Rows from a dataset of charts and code
──────

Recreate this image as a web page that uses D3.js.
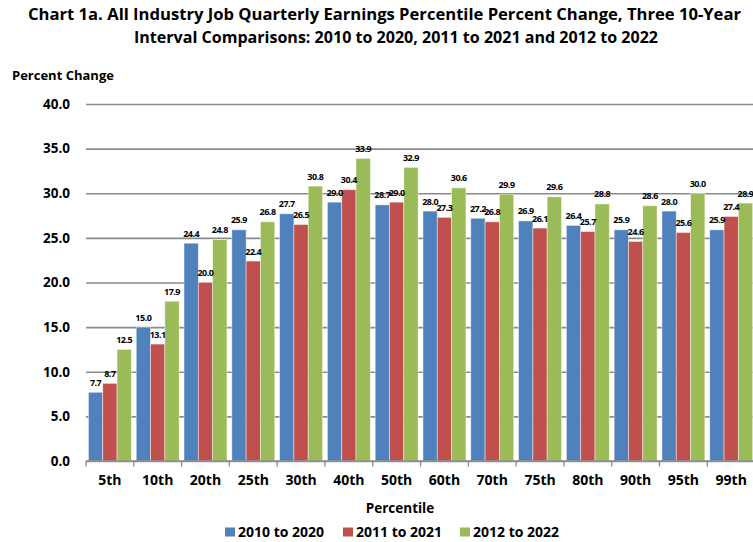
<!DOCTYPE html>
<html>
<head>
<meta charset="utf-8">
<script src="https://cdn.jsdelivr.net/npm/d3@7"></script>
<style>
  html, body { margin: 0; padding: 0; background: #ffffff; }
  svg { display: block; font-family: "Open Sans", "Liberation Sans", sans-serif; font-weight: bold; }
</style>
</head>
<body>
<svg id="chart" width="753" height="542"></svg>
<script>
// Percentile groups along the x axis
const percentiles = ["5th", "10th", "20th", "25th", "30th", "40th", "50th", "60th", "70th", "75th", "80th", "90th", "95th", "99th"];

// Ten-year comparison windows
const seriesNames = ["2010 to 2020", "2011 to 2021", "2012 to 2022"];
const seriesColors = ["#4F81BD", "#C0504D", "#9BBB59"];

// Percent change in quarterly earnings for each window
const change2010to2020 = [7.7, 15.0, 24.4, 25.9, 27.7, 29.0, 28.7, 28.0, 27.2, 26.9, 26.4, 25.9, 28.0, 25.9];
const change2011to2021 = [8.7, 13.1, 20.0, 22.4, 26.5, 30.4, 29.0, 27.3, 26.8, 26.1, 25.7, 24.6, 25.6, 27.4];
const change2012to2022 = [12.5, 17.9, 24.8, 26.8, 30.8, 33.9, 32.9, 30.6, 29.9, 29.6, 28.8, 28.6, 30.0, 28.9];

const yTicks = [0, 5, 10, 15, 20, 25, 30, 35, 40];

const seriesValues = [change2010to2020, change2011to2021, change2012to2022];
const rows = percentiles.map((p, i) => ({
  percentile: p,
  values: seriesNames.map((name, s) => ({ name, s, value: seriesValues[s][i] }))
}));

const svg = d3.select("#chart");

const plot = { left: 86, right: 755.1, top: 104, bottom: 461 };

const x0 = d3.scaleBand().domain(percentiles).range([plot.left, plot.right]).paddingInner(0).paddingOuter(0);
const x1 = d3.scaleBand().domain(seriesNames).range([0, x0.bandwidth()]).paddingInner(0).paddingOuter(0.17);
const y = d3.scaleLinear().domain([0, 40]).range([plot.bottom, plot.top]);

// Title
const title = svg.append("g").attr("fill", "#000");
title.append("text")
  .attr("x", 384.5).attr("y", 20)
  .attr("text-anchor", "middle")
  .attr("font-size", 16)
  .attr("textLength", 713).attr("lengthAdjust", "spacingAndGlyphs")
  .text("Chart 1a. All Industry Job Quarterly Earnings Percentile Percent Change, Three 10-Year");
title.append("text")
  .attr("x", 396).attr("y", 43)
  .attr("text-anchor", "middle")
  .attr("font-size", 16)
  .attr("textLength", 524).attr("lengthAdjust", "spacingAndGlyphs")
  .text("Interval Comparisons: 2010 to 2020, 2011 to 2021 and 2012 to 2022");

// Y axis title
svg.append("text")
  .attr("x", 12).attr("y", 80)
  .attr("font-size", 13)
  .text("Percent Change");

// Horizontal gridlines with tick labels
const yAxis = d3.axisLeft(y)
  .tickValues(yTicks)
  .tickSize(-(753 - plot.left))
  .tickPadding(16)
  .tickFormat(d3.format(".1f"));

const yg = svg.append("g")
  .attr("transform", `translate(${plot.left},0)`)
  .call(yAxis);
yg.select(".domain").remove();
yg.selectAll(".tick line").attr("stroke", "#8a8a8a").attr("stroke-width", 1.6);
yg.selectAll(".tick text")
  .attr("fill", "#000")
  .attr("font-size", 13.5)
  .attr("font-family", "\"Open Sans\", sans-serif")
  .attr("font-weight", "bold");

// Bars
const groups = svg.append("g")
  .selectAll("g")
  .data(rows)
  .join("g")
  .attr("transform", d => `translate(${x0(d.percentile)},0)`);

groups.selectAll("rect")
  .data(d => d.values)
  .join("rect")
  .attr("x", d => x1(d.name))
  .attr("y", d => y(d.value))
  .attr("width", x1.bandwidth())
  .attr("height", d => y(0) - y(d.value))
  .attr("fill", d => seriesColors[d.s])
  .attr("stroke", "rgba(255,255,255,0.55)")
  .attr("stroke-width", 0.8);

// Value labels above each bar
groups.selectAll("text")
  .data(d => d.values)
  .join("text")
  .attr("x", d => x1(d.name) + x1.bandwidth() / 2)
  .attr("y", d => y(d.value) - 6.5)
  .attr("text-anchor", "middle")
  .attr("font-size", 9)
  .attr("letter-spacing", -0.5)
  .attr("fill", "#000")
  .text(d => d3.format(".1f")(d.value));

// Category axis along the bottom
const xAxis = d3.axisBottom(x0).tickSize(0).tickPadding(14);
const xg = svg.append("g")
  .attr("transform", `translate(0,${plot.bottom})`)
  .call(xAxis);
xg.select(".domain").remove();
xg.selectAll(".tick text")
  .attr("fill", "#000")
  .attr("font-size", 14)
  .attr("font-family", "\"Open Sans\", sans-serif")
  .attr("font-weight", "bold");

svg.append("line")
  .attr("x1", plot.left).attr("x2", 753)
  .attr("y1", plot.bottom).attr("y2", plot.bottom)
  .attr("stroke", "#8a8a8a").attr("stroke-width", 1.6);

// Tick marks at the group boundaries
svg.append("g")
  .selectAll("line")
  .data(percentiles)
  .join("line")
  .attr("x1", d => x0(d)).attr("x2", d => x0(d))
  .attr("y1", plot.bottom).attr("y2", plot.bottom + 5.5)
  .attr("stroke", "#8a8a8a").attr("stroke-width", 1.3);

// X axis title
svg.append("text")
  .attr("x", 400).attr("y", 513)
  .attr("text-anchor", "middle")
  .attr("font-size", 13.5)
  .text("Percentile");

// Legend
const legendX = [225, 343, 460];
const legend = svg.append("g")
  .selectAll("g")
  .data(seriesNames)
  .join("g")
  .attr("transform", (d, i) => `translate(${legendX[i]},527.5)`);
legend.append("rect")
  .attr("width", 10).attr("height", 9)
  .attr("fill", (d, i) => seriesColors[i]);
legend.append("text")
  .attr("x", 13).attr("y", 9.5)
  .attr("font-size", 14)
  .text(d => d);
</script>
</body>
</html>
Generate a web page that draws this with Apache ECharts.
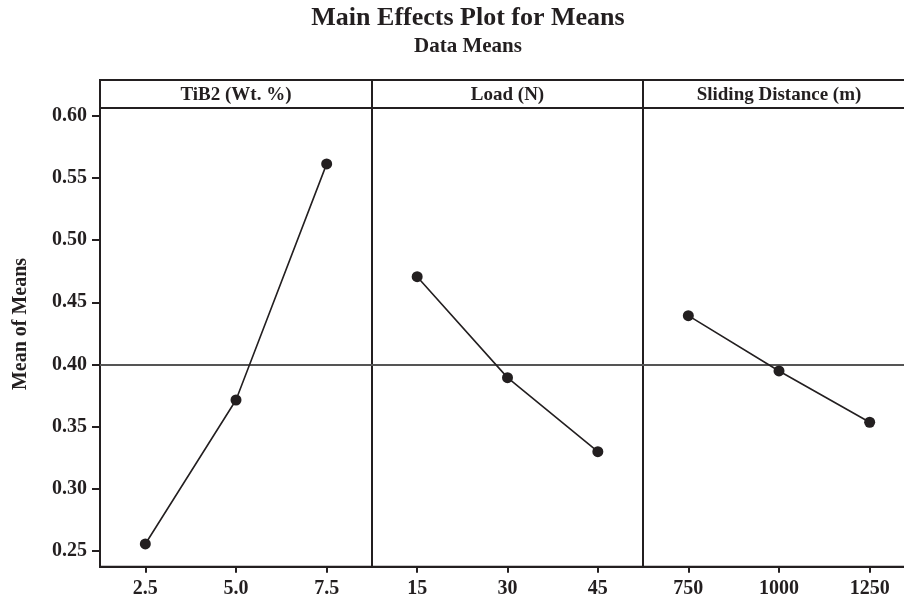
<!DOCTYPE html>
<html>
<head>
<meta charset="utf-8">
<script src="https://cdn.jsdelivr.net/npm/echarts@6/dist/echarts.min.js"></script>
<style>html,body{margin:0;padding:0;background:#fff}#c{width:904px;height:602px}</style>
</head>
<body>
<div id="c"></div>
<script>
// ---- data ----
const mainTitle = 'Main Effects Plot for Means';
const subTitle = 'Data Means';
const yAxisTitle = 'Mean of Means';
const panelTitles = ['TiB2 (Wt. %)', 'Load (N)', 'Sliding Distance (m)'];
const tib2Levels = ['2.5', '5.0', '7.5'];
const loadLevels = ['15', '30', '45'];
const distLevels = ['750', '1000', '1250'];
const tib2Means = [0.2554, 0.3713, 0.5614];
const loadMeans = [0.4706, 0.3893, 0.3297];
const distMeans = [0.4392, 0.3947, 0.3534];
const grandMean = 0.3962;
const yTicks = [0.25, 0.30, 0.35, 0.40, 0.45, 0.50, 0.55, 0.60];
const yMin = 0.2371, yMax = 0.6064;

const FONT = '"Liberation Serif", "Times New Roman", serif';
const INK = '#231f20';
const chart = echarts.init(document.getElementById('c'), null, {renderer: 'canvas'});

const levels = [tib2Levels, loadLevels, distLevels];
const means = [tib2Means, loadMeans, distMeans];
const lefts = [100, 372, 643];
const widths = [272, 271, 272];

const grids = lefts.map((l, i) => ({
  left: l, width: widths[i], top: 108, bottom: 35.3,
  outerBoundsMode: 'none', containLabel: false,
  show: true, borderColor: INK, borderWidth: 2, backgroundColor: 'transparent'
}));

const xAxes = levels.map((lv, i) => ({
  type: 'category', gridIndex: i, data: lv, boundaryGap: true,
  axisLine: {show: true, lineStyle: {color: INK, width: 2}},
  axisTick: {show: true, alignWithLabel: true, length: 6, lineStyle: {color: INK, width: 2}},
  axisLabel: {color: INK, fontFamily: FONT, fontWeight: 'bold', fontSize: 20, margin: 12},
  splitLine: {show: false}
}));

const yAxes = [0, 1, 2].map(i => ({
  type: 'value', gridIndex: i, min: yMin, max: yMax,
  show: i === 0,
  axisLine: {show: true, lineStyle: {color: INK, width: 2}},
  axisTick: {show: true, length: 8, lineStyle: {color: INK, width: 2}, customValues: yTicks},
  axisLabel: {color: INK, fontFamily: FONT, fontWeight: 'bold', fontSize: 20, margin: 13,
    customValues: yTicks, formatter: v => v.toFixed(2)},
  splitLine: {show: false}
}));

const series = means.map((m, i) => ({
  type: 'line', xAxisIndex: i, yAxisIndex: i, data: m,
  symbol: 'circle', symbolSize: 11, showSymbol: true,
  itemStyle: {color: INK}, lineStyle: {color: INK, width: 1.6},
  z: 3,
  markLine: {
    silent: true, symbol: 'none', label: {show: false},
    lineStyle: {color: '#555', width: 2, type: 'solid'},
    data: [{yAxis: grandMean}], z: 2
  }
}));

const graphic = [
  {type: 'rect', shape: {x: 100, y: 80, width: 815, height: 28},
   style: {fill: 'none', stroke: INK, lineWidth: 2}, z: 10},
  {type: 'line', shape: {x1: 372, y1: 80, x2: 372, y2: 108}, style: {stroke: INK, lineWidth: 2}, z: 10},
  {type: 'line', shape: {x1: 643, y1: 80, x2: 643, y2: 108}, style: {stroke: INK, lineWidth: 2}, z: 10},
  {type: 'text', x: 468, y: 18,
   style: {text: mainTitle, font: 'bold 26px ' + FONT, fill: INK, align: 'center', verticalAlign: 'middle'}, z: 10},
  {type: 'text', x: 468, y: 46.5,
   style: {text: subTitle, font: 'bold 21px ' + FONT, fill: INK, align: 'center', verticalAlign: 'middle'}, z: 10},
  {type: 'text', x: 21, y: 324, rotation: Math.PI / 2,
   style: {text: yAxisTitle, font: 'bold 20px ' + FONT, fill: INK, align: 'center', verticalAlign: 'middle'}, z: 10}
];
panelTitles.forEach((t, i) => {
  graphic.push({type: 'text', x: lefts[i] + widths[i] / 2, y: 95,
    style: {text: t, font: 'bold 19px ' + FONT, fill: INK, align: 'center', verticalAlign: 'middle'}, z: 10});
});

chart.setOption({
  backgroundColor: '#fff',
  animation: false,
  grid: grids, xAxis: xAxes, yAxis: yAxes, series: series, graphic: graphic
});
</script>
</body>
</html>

──────

Everything from the first line to the line with "104, bottom: 461" must be repeated exactly, and nothing else. Leave the pictures out.

Recreate this image as a web page that uses D3.js.
<!DOCTYPE html>
<html>
<head>
<meta charset="utf-8">
<script src="https://cdn.jsdelivr.net/npm/d3@7"></script>
<style>
  html, body { margin: 0; padding: 0; background: #ffffff; }
  svg { display: block; font-family: "Open Sans", "Liberation Sans", sans-serif; font-weight: bold; }
</style>
</head>
<body>
<svg id="chart" width="753" height="542"></svg>
<script>
// Percentile groups along the x axis
const percentiles = ["5th", "10th", "20th", "25th", "30th", "40th", "50th", "60th", "70th", "75th", "80th", "90th", "95th", "99th"];

// Ten-year comparison windows
const seriesNames = ["2010 to 2020", "2011 to 2021", "2012 to 2022"];
const seriesColors = ["#4F81BD", "#C0504D", "#9BBB59"];

// Percent change in quarterly earnings for each window
const change2010to2020 = [7.7, 15.0, 24.4, 25.9, 27.7, 29.0, 28.7, 28.0, 27.2, 26.9, 26.4, 25.9, 28.0, 25.9];
const change2011to2021 = [8.7, 13.1, 20.0, 22.4, 26.5, 30.4, 29.0, 27.3, 26.8, 26.1, 25.7, 24.6, 25.6, 27.4];
const change2012to2022 = [12.5, 17.9, 24.8, 26.8, 30.8, 33.9, 32.9, 30.6, 29.9, 29.6, 28.8, 28.6, 30.0, 28.9];

const yTicks = [0, 5, 10, 15, 20, 25, 30, 35, 40];

const seriesValues = [change2010to2020, change2011to2021, change2012to2022];
const rows = percentiles.map((p, i) => ({
  percentile: p,
  values: seriesNames.map((name, s) => ({ name, s, value: seriesValues[s][i] }))
}));

const svg = d3.select("#chart");

const plot = { left: 86, right: 755.1, top: 104, bottom: 461 };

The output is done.